Arithmetic encoding codes the entire stream of symbols as a single floating point number.
This method is optimal as the signal size gets very large.
As with Huffman Coding, this method assumes that the probability distribution of the tokens is known and that tokens are independent. This method is used in the Symbol Coder section of the image encoder.
The idea is to split the range [ 0, 1 ] into intervals with:
- one interval for each symbol; and
- the width of an interval being proportional to the symbols' probability.
For example, consider four symbols having these probabilities:
| Symbol | Probability | Interval of [0,1] |
|---|---|---|
| $a_1$ | 0.2 | [ 0.0, 0.2 ] |
| $a_2$ | 0.2 | [ 0.2, 0.4 ] |
| $a_3$ | 0.4 | [ 0.4, 0.8 ] |
| $a_4$ | 0.2 | [ 0.8, 1.0 ] |
The algorithm is
I = [0,1)
for i=1 to n # for n symbols x1, x2, ..., xn
Divide I into intervals of width proportional to symbol probabilities
Narrow I to the interval corresponding to the i^{th} symbol, xi
Output any floating point number in I
Here's how I gets narrower and narrower with successive symbols in the stream $a_1, a_2, a_3, a_3, a_4$:
[ G&W figure 8.12 ]
After symbol $a_4$, I is [ 0.06752, 0.0688 ) and any floating point number in that interval can be used to represent the stream of five symbols. We would pick the number that has the shortest representation. If using base-10 digits, for example, we would pick 0.068. But binary encodings are more efficient.

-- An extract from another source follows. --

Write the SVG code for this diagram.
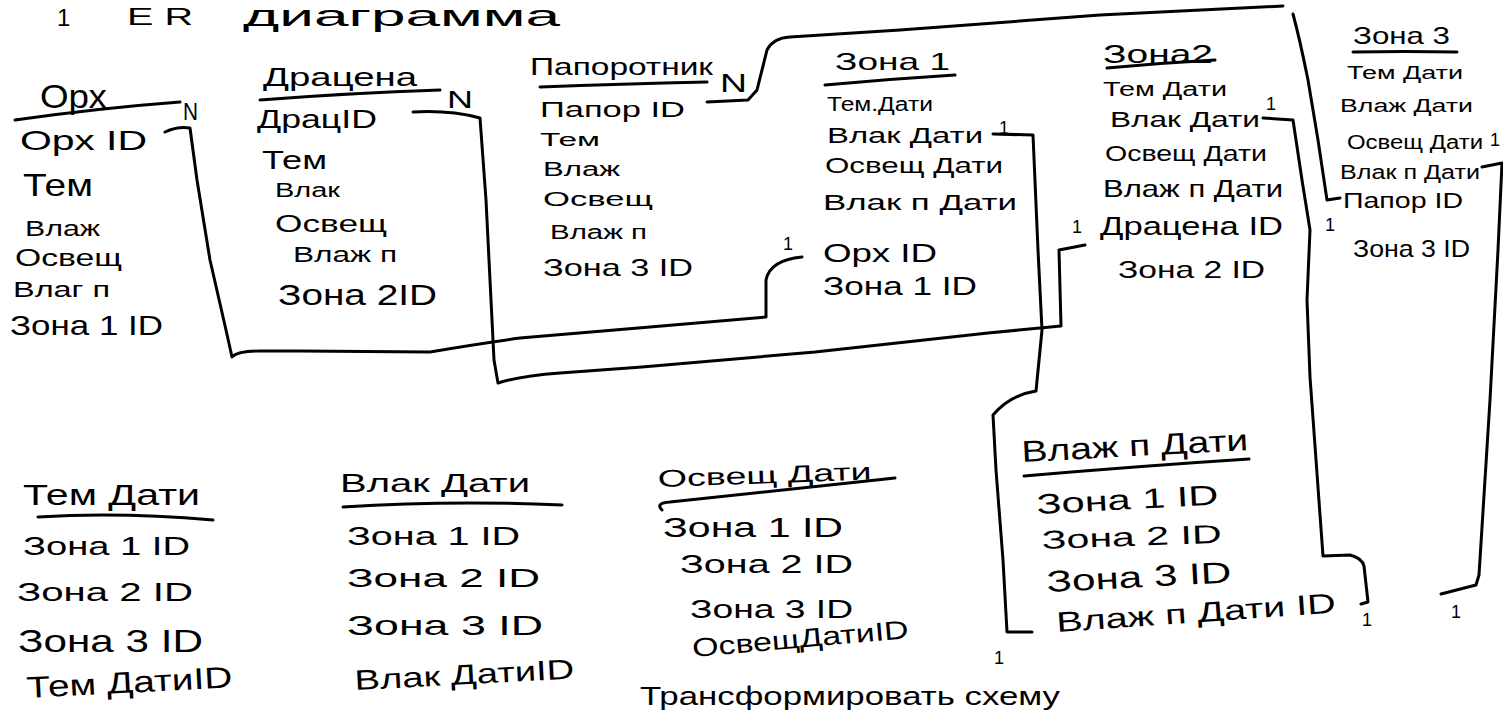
<svg xmlns="http://www.w3.org/2000/svg" width="1503" height="711" viewBox="0 0 1503 711">
<style>
  text { font-family: "Liberation Sans", "DejaVu Sans", sans-serif; fill: #000; }
  .ul { fill: none; stroke: #000; stroke-width: 3; stroke-linecap: round; }
  .cn { fill: none; stroke: #000; stroke-width: 3; stroke-linecap: round; stroke-linejoin: round; }
  .card { font-size: 18px; }
</style>
<rect x="0" y="0" width="1503" height="711" fill="#fff"/>

<g id="title">
  <text x="57" y="26" font-size="24">1</text>
  <text x="127" y="25" font-size="24" textLength="66" lengthAdjust="spacingAndGlyphs">E R</text>
  <text x="243" y="26" font-size="30" textLength="317" lengthAdjust="spacingAndGlyphs">диаграмма</text>
</g>

<g id="node-orh">
  <text x="40" y="108" font-size="34" textLength="67" lengthAdjust="spacingAndGlyphs">Орх</text>
  <path class="ul" d="M15,120 Q100,108 180,102"/>
  <text x="20" y="150" font-size="28" textLength="127" lengthAdjust="spacingAndGlyphs">Орх ID</text>
  <text x="23" y="196" font-size="32" textLength="70" lengthAdjust="spacingAndGlyphs">Тем</text>
  <text x="25" y="236" font-size="22" textLength="75" lengthAdjust="spacingAndGlyphs">Влаж</text>
  <text x="15" y="266" font-size="24" textLength="107" lengthAdjust="spacingAndGlyphs">Освещ</text>
  <text x="13" y="297" font-size="22" textLength="97" lengthAdjust="spacingAndGlyphs">Влаг п</text>
  <text x="10" y="335" font-size="28" textLength="153" lengthAdjust="spacingAndGlyphs">Зона 1 ID</text>
</g>

<g id="node-dracena">
  <text x="263" y="86" font-size="26" textLength="154" lengthAdjust="spacingAndGlyphs">Драцена</text>
  <path class="ul" d="M260,100 Q350,93 440,90"/>
  <text x="257" y="128" font-size="26" textLength="120" lengthAdjust="spacingAndGlyphs">ДрацID</text>
  <text x="262" y="169" font-size="26" textLength="65" lengthAdjust="spacingAndGlyphs">Тем</text>
  <text x="275" y="197" font-size="20" textLength="65" lengthAdjust="spacingAndGlyphs">Влак</text>
  <text x="275" y="232" font-size="24" textLength="112" lengthAdjust="spacingAndGlyphs">Освещ</text>
  <text x="293" y="262" font-size="22" textLength="104" lengthAdjust="spacingAndGlyphs">Влаж п</text>
  <text x="278" y="305" font-size="30" textLength="159" lengthAdjust="spacingAndGlyphs">Зона 2ID</text>
</g>

<g id="node-paporotnik">
  <text x="530" y="75" font-size="24" textLength="183" lengthAdjust="spacingAndGlyphs">Папоротник</text>
  <path class="ul" d="M540,87 Q620,84 707,82"/>
  <text x="540" y="117" font-size="22" textLength="145" lengthAdjust="spacingAndGlyphs">Папор ID</text>
  <text x="540" y="146" font-size="18" textLength="60" lengthAdjust="spacingAndGlyphs">Тем</text>
  <text x="543" y="176" font-size="20" textLength="77" lengthAdjust="spacingAndGlyphs">Влаж</text>
  <text x="543" y="206" font-size="20" textLength="110" lengthAdjust="spacingAndGlyphs">Освещ</text>
  <text x="550" y="239" font-size="20" textLength="97" lengthAdjust="spacingAndGlyphs">Влаж п</text>
  <text x="543" y="276" font-size="24" textLength="150" lengthAdjust="spacingAndGlyphs">Зона 3 ID</text>
</g>

<g id="node-zona1">
  <text x="835" y="70" font-size="24" textLength="115" lengthAdjust="spacingAndGlyphs">Зона 1</text>
  <path class="ul" d="M825,85 Q890,79 955,75"/>
  <text x="827" y="111" font-size="20" textLength="106" lengthAdjust="spacingAndGlyphs">Тем.Дати</text>
  <text x="827" y="143" font-size="22" textLength="156" lengthAdjust="spacingAndGlyphs">Влак Дати</text>
  <text x="825" y="173" font-size="22" textLength="178" lengthAdjust="spacingAndGlyphs">Освещ Дати</text>
  <text x="823" y="210" font-size="22" textLength="194" lengthAdjust="spacingAndGlyphs">Влак п Дати</text>
  <text x="823" y="262" font-size="26" textLength="114" lengthAdjust="spacingAndGlyphs">Орх ID</text>
  <text x="823" y="295" font-size="26" textLength="154" lengthAdjust="spacingAndGlyphs">Зона 1 ID</text>
</g>

<g id="node-zona2">
  <text x="1103" y="63" font-size="26" textLength="110" lengthAdjust="spacingAndGlyphs">Зона2</text>
  <path class="ul" d="M1107,68 Q1160,63 1215,60"/>
  <text x="1103" y="96" font-size="20" textLength="124" lengthAdjust="spacingAndGlyphs">Тем Дати</text>
  <text x="1110" y="127" font-size="22" textLength="150" lengthAdjust="spacingAndGlyphs">Влак Дати</text>
  <text x="1105" y="161" font-size="22" textLength="162" lengthAdjust="spacingAndGlyphs">Освещ Дати</text>
  <text x="1103" y="197" font-size="24" textLength="180" lengthAdjust="spacingAndGlyphs">Влаж п Дати</text>
  <text x="1100" y="235" font-size="26" textLength="183" lengthAdjust="spacingAndGlyphs">Драцена ID</text>
  <text x="1118" y="278" font-size="24" textLength="147" lengthAdjust="spacingAndGlyphs">Зона 2 ID</text>
</g>

<g id="node-zona3">
  <text x="1353" y="44" font-size="24" textLength="97" lengthAdjust="spacingAndGlyphs">Зона 3</text>
  <path class="ul" d="M1353,52 Q1405,51 1457,52"/>
  <text x="1347" y="79" font-size="18" textLength="116" lengthAdjust="spacingAndGlyphs">Тем Дати</text>
  <text x="1340" y="112" font-size="18" textLength="133" lengthAdjust="spacingAndGlyphs">Влаж Дати</text>
  <text x="1347" y="149" font-size="20" textLength="136" lengthAdjust="spacingAndGlyphs">Освещ Дати</text>
  <text x="1340" y="179" font-size="20" textLength="140" lengthAdjust="spacingAndGlyphs">Влак п Дати</text>
  <text x="1343" y="208" font-size="22" textLength="120" lengthAdjust="spacingAndGlyphs">Папор ID</text>
  <text x="1353" y="257" font-size="24" textLength="117" lengthAdjust="spacingAndGlyphs">Зона 3 ID</text>
</g>

<g id="node-tem-dati">
  <text x="23" y="505" font-size="30" textLength="177" lengthAdjust="spacingAndGlyphs">Тем Дати</text>
  <path class="ul" d="M38,517 Q120,512 213,520"/>
  <text x="23" y="555" font-size="26" textLength="167" lengthAdjust="spacingAndGlyphs">Зона 1 ID</text>
  <text x="17" y="601" font-size="26" textLength="176" lengthAdjust="spacingAndGlyphs">Зона 2 ID</text>
  <text x="18" y="652" font-size="32" textLength="185" lengthAdjust="spacingAndGlyphs">Зона 3 ID</text>
  <text x="27" y="698" font-size="30" textLength="206" lengthAdjust="spacingAndGlyphs" transform="rotate(-3 27 698)">Тем ДатиID</text>
</g>

<g id="node-vlak-dati">
  <text x="340" y="492" font-size="26" textLength="190" lengthAdjust="spacingAndGlyphs">Влак Дати</text>
  <path class="ul" d="M343,507 Q450,500 562,505"/>
  <text x="347" y="545" font-size="26" textLength="173" lengthAdjust="spacingAndGlyphs">Зона 1 ID</text>
  <text x="347" y="587" font-size="26" textLength="193" lengthAdjust="spacingAndGlyphs">Зона 2 ID</text>
  <text x="347" y="635" font-size="28" textLength="196" lengthAdjust="spacingAndGlyphs">Зона 3 ID</text>
  <text x="355" y="690" font-size="28" textLength="220" lengthAdjust="spacingAndGlyphs" transform="rotate(-3 355 690)">Влак ДатиID</text>
</g>

<g id="node-osvesh-dati">
  <text x="658" y="487" font-size="24" textLength="214" lengthAdjust="spacingAndGlyphs" transform="rotate(-2 658 487)">Освещ Дати</text>
  <path class="ul" d="M662,510 Q655,503 670,502 Q780,490 895,478"/>
  <text x="663" y="537" font-size="28" textLength="180" lengthAdjust="spacingAndGlyphs">Зона 1 ID</text>
  <text x="680" y="573" font-size="26" textLength="173" lengthAdjust="spacingAndGlyphs">Зона 2 ID</text>
  <text x="690" y="618" font-size="26" textLength="163" lengthAdjust="spacingAndGlyphs">Зона 3 ID</text>
  <text x="693" y="657" font-size="26" textLength="217" lengthAdjust="spacingAndGlyphs" transform="rotate(-5 693 657)">ОсвещДатиID</text>
</g>

<g id="node-vlazh-p-dati">
  <text x="1022" y="462" font-size="30" textLength="227" lengthAdjust="spacingAndGlyphs" transform="rotate(-3 1022 462)">Влаж п Дати</text>
  <path class="ul" d="M1024,476 Q1140,466 1249,459"/>
  <text x="1037" y="514" font-size="28" textLength="182" lengthAdjust="spacingAndGlyphs" transform="rotate(-3 1037 514)">Зона 1 ID</text>
  <text x="1042" y="549" font-size="26" textLength="180" lengthAdjust="spacingAndGlyphs" transform="rotate(-2 1042 549)">Зона 2 ID</text>
  <text x="1047" y="592" font-size="30" textLength="185" lengthAdjust="spacingAndGlyphs" transform="rotate(-3 1047 592)">Зона 3 ID</text>
  <text x="1057" y="632" font-size="28" textLength="280" lengthAdjust="spacingAndGlyphs" transform="rotate(-4 1057 632)">Влаж п Дати ID</text>
</g>

<g id="connectors">
  <path class="cn" d="M165,132 Q178,126 190,128 L197,180 L210,260 L226,330 L232,357 Q238,351 260,351 L300,351 L430,352 Q470,345 520,338 L650,327 L766,317 L766,280 Q770,260 802,257"/>
  <path class="cn" d="M413,112 Q450,110 480,118 L486,200 L491,300 L494,360 L498,383 Q520,376 560,373 L642,367 L815,352 L988,333 L1061,326 L1059,250 L1085,245"/>
  <path class="cn" d="M707,102 L748,100 L757,90 L767,50 Q773,38 790,37 L900,30 L1100,15 L1283,6"/>
  <path class="cn" d="M1293,14 Q1300,40 1308,80 L1318,140 L1327,200 L1340,198"/>
  <path class="cn" d="M993,134 L1033,135 L1038,250 L1042,330 L1036,391 Q1010,395 993,415 L996,470 L1003,560 L1007,632 L1032,632"/>
  <path class="cn" d="M1263,118 L1293,120 L1302,180 L1310,230 L1307,300 L1310,377 L1323,556 L1350,555 Q1362,558 1364,566 L1368,602 L1361,604"/>
  <path class="cn" d="M1482,167 L1502,163 L1498,250 L1490,400 L1479,575 L1476,585 L1441,594"/>
</g>

<g id="cardinalities">
  <text x="183" y="120" font-size="24" textLength="15" lengthAdjust="spacingAndGlyphs">N</text>
  <text x="447" y="108" font-size="24" textLength="26" lengthAdjust="spacingAndGlyphs">N</text>
  <text x="720" y="92" font-size="26" textLength="27" lengthAdjust="spacingAndGlyphs">N</text>
  <text class="card" x="783" y="250">1</text>
  <text class="card" x="999" y="134">1</text>
  <text class="card" x="1072" y="233">1</text>
  <text class="card" x="1266" y="110">1</text>
  <text class="card" x="1325" y="231">1</text>
  <text class="card" x="1490" y="146">1</text>
  <text class="card" x="1362" y="626">1</text>
  <text class="card" x="1451" y="618">1</text>
  <text class="card" x="994" y="664">1</text>
</g>

<g id="footer">
  <text x="640" y="705" font-size="26" textLength="420" lengthAdjust="spacingAndGlyphs">Трансформировать схему</text>
</g>
</svg>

Arithmetic encoding can achieve a bit rate (i.e. bits per symbol) arbitrarily close to the entropy, $H$, of the symbol stream for long streams. This isn't possible with Huffman encoding because of Huffman's constraint that each symbol be encoded separately, so "fractional bits" are wasted with each Huffman-encoded symbol (unless the probabilities are powers of two, in which case there are no fractional bits and Huffman achieves a bit rate of $H$).